Ampion Opens Applications For Its Road Trip Showcasing African Tech

Ampion, the Berlin-based accelerator and advisory firm promoting technology entrepreneurship in Africa, is opening up the latest round of its pan-African bus tours for corporate executives, startup founders, and investors.

Now in its third year the buses will hit the road between September and December with trips across East Africa, West Africa, Southern Africa, and Tunisia.

Last year, Ampion selected 160 people from an applicant pool of around 1,000 to hop on buses traveling the continent and making pit stops at regional technology development hubs.

Seats on the bus cost African entrepreneurs $50 and are largely subsidized by Ampion’s corporate partners who have included Merck, Microsoft, and SAP in the past.

On the road, selected entrepreneurs will receive advice from mentors culled from Africa’s technology centers and incubation facilities, as they travel across 14 countries.

The tours cover 7 days, with each batch of entrepreneurs focusing on particular industries in technology.

East and West African tours will focus on entrepreneurs building companies in financial technology, electronic health, and modern governance, while the South African tour is targeting founders looking to launch hardware or agriculture-related businesses.

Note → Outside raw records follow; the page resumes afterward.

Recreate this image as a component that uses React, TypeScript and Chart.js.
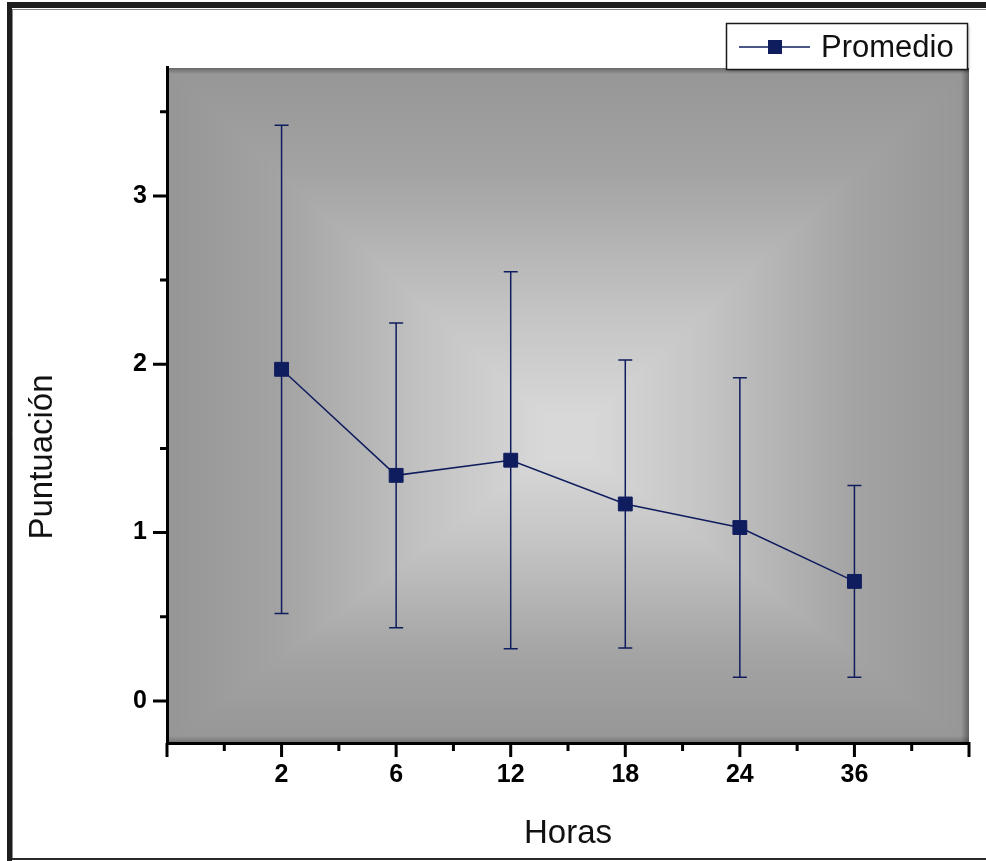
import React, { useEffect, useRef } from 'react';
import { Chart, registerables } from 'chart.js';
Chart.register(...registerables);

const hours = ['2', '6', '12', '18', '24', '36'];
const promedio = [1.97, 1.34, 1.43, 1.17, 1.03, 0.71];
const desviacion = [1.45, 0.905, 1.12, 0.855, 0.89, 0.57];
const yTickLabels = ['0', '1', '2', '3'];
const seriesLabel = 'Promedio';
const xTitle = 'Horas';
const yTitle = 'Puntuación';

const NAVY = '#0f1d5e';
const FONT = '"Liberation Sans", Arial, Helvetica, sans-serif';

const isInt = (v: number) => Math.abs(v - Math.round(v)) < 1e-9;

const shadeStops: [number, number][] = [[0, 150], [0.3, 163], [0.7, 196], [1, 216]];
const shadeAt = (s: number) => {
  for (let i = 1; i < shadeStops.length; i++) {
    const [s1, c1] = shadeStops[i];
    const [s0, c0] = shadeStops[i - 1];
    if (s <= s1) return c0 + ((s - s0) / (s1 - s0)) * (c1 - c0);
  }
  return shadeStops[shadeStops.length - 1][1];
};

const backgroundPlugin = {
  id: 'bgFrame',
  beforeDraw(chart: any) {
    const { ctx, chartArea } = chart;
    const W = chart.width, H = chart.height;
    ctx.save();
    ctx.fillStyle = '#ffffff';
    ctx.fillRect(0, 0, W, H);
    // outer frame
    ctx.fillStyle = '#1e1e1e';
    ctx.fillRect(7, 2, W - 7, 6);
    ctx.fillRect(7, 2, 5, H - 2);
    ctx.strokeStyle = '#8a8a8a';
    ctx.lineWidth = 1;
    ctx.beginPath();
    ctx.moveTo(12, 9.5); ctx.lineTo(W, 9.5);
    ctx.moveTo(12.5, 9); ctx.lineTo(12.5, H - 3);
    ctx.stroke();
    ctx.strokeStyle = '#2a2a2a';
    ctx.lineWidth = 2;
    ctx.beginPath();
    ctx.moveTo(12, 859); ctx.lineTo(W, 859);
    ctx.stroke();

    // plot area pyramid gradient (per pixel)
    const l = Math.round(chartArea.left), t = Math.round(chartArea.top);
    const r = Math.round(chartArea.right), b = Math.round(chartArea.bottom);
    const w = r - l, h = b - t;
    const cx = w * 0.5, cy = h * 0.55;
    const core = 0.06;
    const img = ctx.createImageData(w, h);
    const d = img.data;
    for (let py = 0; py < h; py++) {
      const dy = py < cy ? (cy - py) / cy : (py - cy) / (h - cy);
      for (let px = 0; px < w; px++) {
        const dx = px < cx ? (cx - px) / cx : (px - cx) / (w - cx);
        let m = Math.max(dx, dy);
        m = Math.max(0, (m - core) / (1 - core));
        const v = shadeAt(1 - m);
        const k = (py * w + px) * 4;
        d[k] = v; d[k + 1] = v; d[k + 2] = v; d[k + 3] = 255;
      }
    }
    ctx.putImageData(img, l, t);

    // inner edge shading
    let g = ctx.createLinearGradient(r - 8, 0, r, 0);
    g.addColorStop(0, 'rgba(0,0,0,0)');
    g.addColorStop(1, 'rgba(0,0,0,0.35)');
    ctx.fillStyle = g;
    ctx.fillRect(r - 8, t, 8, h);
    g = ctx.createLinearGradient(0, t, 0, t + 6);
    g.addColorStop(0, 'rgba(0,0,0,0.3)');
    g.addColorStop(1, 'rgba(0,0,0,0)');
    ctx.fillStyle = g;
    ctx.fillRect(l, t, w, 6);
    g = ctx.createLinearGradient(0, b - 7, 0, b);
    g.addColorStop(0, 'rgba(0,0,0,0)');
    g.addColorStop(1, 'rgba(0,0,0,0.25)');
    ctx.fillStyle = g;
    ctx.fillRect(l, b - 7, w, 7);
    ctx.restore();
  },
};

const errorBarPlugin = {
  id: 'errorBars',
  beforeDatasetsDraw(chart: any) {
    const { ctx, scales } = chart;
    const xs = scales.x, ys = scales.y;
    ctx.save();
    ctx.strokeStyle = NAVY;
    ctx.lineWidth = 1.5;
    promedio.forEach((m, i) => {
      const x = xs.getPixelForValue(i);
      const yTop = ys.getPixelForValue(m + desviacion[i]);
      const yBot = ys.getPixelForValue(m - desviacion[i]);
      ctx.beginPath();
      ctx.moveTo(x, yTop); ctx.lineTo(x, yBot);
      ctx.moveTo(x - 7, yTop); ctx.lineTo(x + 7, yTop);
      ctx.moveTo(x - 7, yBot); ctx.lineTo(x + 7, yBot);
      ctx.stroke();
    });
    ctx.restore();
  },
};

const axesPlugin = {
  id: 'axesLegend',
  afterDraw(chart: any) {
    const { ctx, chartArea, scales } = chart;
    const xs = scales.x, ys = scales.y;
    const l = chartArea.left, b = chartArea.bottom, r = chartArea.right, t = chartArea.top;
    ctx.save();
    ctx.strokeStyle = '#000';
    ctx.lineWidth = 3;
    ctx.beginPath();
    ctx.moveTo(l + 0.5, t - 2); ctx.lineTo(l + 0.5, b + 1.5);
    ctx.moveTo(l - 1, b + 0.5); ctx.lineTo(r + 1.5, b + 0.5);
    ys.ticks.forEach((tk: any) => {
      const y = ys.getPixelForValue(tk.value);
      const len = isInt(tk.value) ? 14 : 7;
      ctx.moveTo(l, y); ctx.lineTo(l - len, y);
    });
    xs.ticks.forEach((tk: any) => {
      const x = xs.getPixelForValue(tk.value);
      const len = isInt(tk.value) ? 14 : 8;
      ctx.moveTo(x, b); ctx.lineTo(x, b + len);
    });
    ctx.stroke();

    // axis titles
    ctx.fillStyle = '#111';
    ctx.font = `33px ${FONT}`;
    ctx.textAlign = 'center';
    ctx.textBaseline = 'alphabetic';
    ctx.fillText(xTitle, (l + r) / 2, 843);
    ctx.save();
    ctx.translate(51.5, 457);
    ctx.rotate(-Math.PI / 2);
    ctx.fillText(yTitle, 0, 0);
    ctx.restore();

    // legend
    const ds = chart.data.datasets[0];
    ctx.save();
    ctx.shadowColor = 'rgba(0,0,0,0.35)';
    ctx.shadowBlur = 3;
    ctx.shadowOffsetX = 1;
    ctx.shadowOffsetY = 1;
    ctx.fillStyle = '#fff';
    ctx.fillRect(726.5, 23.5, 241, 46);
    ctx.restore();
    ctx.strokeStyle = '#1a1a1a';
    ctx.lineWidth = 1.5;
    ctx.strokeRect(726.5, 23.5, 241, 46);
    ctx.strokeStyle = ds.borderColor;
    ctx.lineWidth = 1.5;
    ctx.beginPath();
    ctx.moveTo(739, 47); ctx.lineTo(810, 47);
    ctx.stroke();
    ctx.fillStyle = ds.pointBackgroundColor;
    ctx.fillRect(768, 40, 14, 14);
    ctx.fillStyle = '#111';
    ctx.font = `31px ${FONT}`;
    ctx.textAlign = 'left';
    ctx.fillText(ds.label, 821, 57);
    ctx.restore();
  },
};

export default function App() {
  const ref = useRef<HTMLCanvasElement | null>(null);
  useEffect(() => {
    if (!ref.current) return;
    const chart = new Chart(ref.current, {
      type: 'line',
      data: {
        datasets: [
          {
            label: seriesLabel,
            data: hours.map((_, i) => ({ x: i, y: promedio[i] })),
            borderColor: NAVY,
            borderWidth: 1.5,
            pointStyle: 'rect',
            pointRadius: 9.8,
            pointBackgroundColor: NAVY,
            pointBorderColor: NAVY,
            pointBorderWidth: 1,
            fill: false,
            tension: 0,
          } as any,
        ],
      },
      options: {
        animation: false,
        responsive: false,
        maintainAspectRatio: false,
        events: [],
        layout: { padding: { left: 0, top: 68, right: 16, bottom: 0 } },
        plugins: { legend: { display: false }, tooltip: { enabled: false }, title: { display: false } },
        scales: {
          x: {
            type: 'linear',
            position: 'bottom',
            min: -1,
            max: 6,
            grid: { display: false, drawTicks: false, tickLength: 0 },
            border: { display: false },
            afterBuildTicks: (s: any) => {
              const arr = [];
              for (let v = -1; v <= 6.0001; v += 0.5) arr.push({ value: v });
              s.ticks = arr;
            },
            afterFit: (s: any) => { s.height = 118; },
            ticks: {
              autoSkip: false,
              maxRotation: 0,
              minRotation: 0,
              padding: 17,
              color: '#000',
              font: { family: FONT, size: 25, weight: 'bold' },
              callback: (v: any) => {
                const n = Number(v);
                return isInt(n) && n >= 0 && n < hours.length ? hours[Math.round(n)] : '';
              },
            },
          },
          y: {
            type: 'linear',
            min: -0.25,
            max: 3.76,
            grid: { display: false, drawTicks: false, tickLength: 0 },
            border: { display: false },
            afterBuildTicks: (s: any) => {
              const arr = [];
              for (let v = 0; v <= 3.5001; v += 0.5) arr.push({ value: v });
              s.ticks = arr;
            },
            afterFit: (s: any) => { s.width = 167; },
            ticks: {
              autoSkip: false,
              padding: 20,
              color: '#000',
              font: { family: FONT, size: 25, weight: 'bold' },
              callback: (v: any) => {
                const n = Number(v);
                return isInt(n) && n >= 0 && n < yTickLabels.length ? yTickLabels[Math.round(n)] : '';
              },
            },
          },
        },
      } as any,
      plugins: [backgroundPlugin, errorBarPlugin, axesPlugin],
    });
    return () => chart.destroy();
  }, []);
  return (
    <div style={{ position: 'absolute', left: 0, top: 0, width: 986, height: 861 }}>
      <canvas ref={ref} width={986} height={861} style={{ display: 'block', width: 986, height: 861 }} />
    </div>
  );
}
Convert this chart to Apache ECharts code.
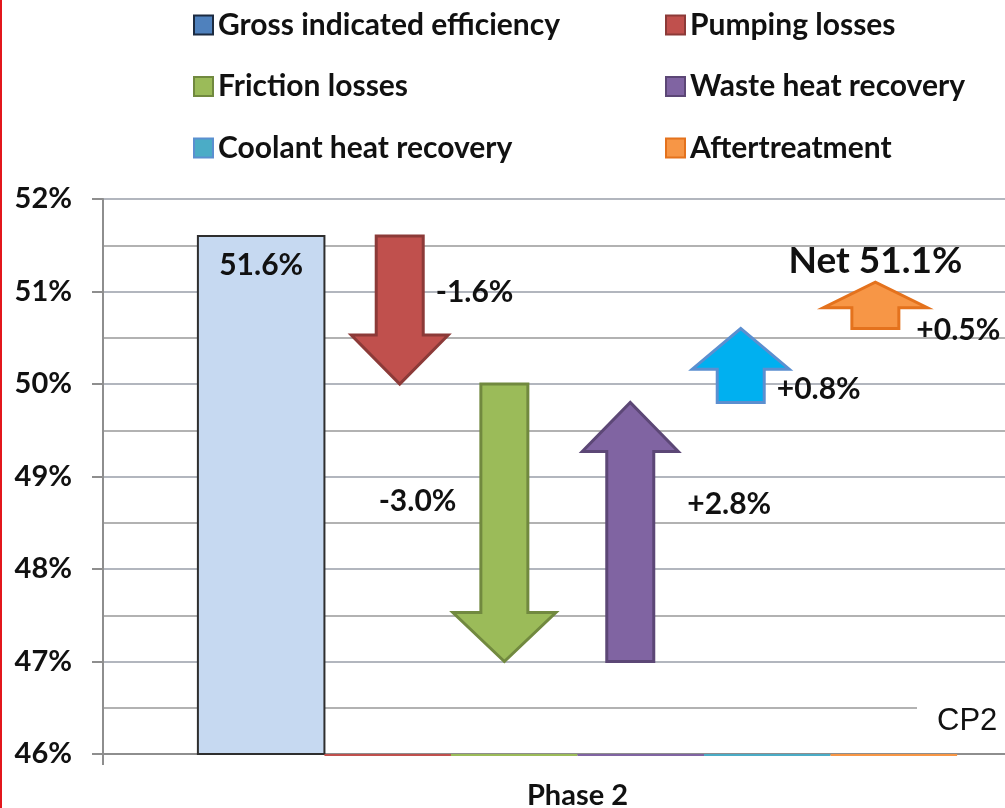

In Tunisia, Ampion is looking to organize a bus trip focused on female entrepreneurs and investors.

Each tour wraps up with pitches in front of regional investors and political luminaries and coincides with major regional events like DEMO Africa in Nigeria, AfricaCom in South Africa and the Transform Africa Summit in Rwanda.

The organization has already pointed to two successes from its previous program. Halt!Ebola, was an app enabling rural populations to receive healthcare information through automated calls and voice messages recorded in different tribal languages, and sterio.me, which allows teachers to send and receive homework and educational supplements over free sms, both were early participants in Ampion’s program.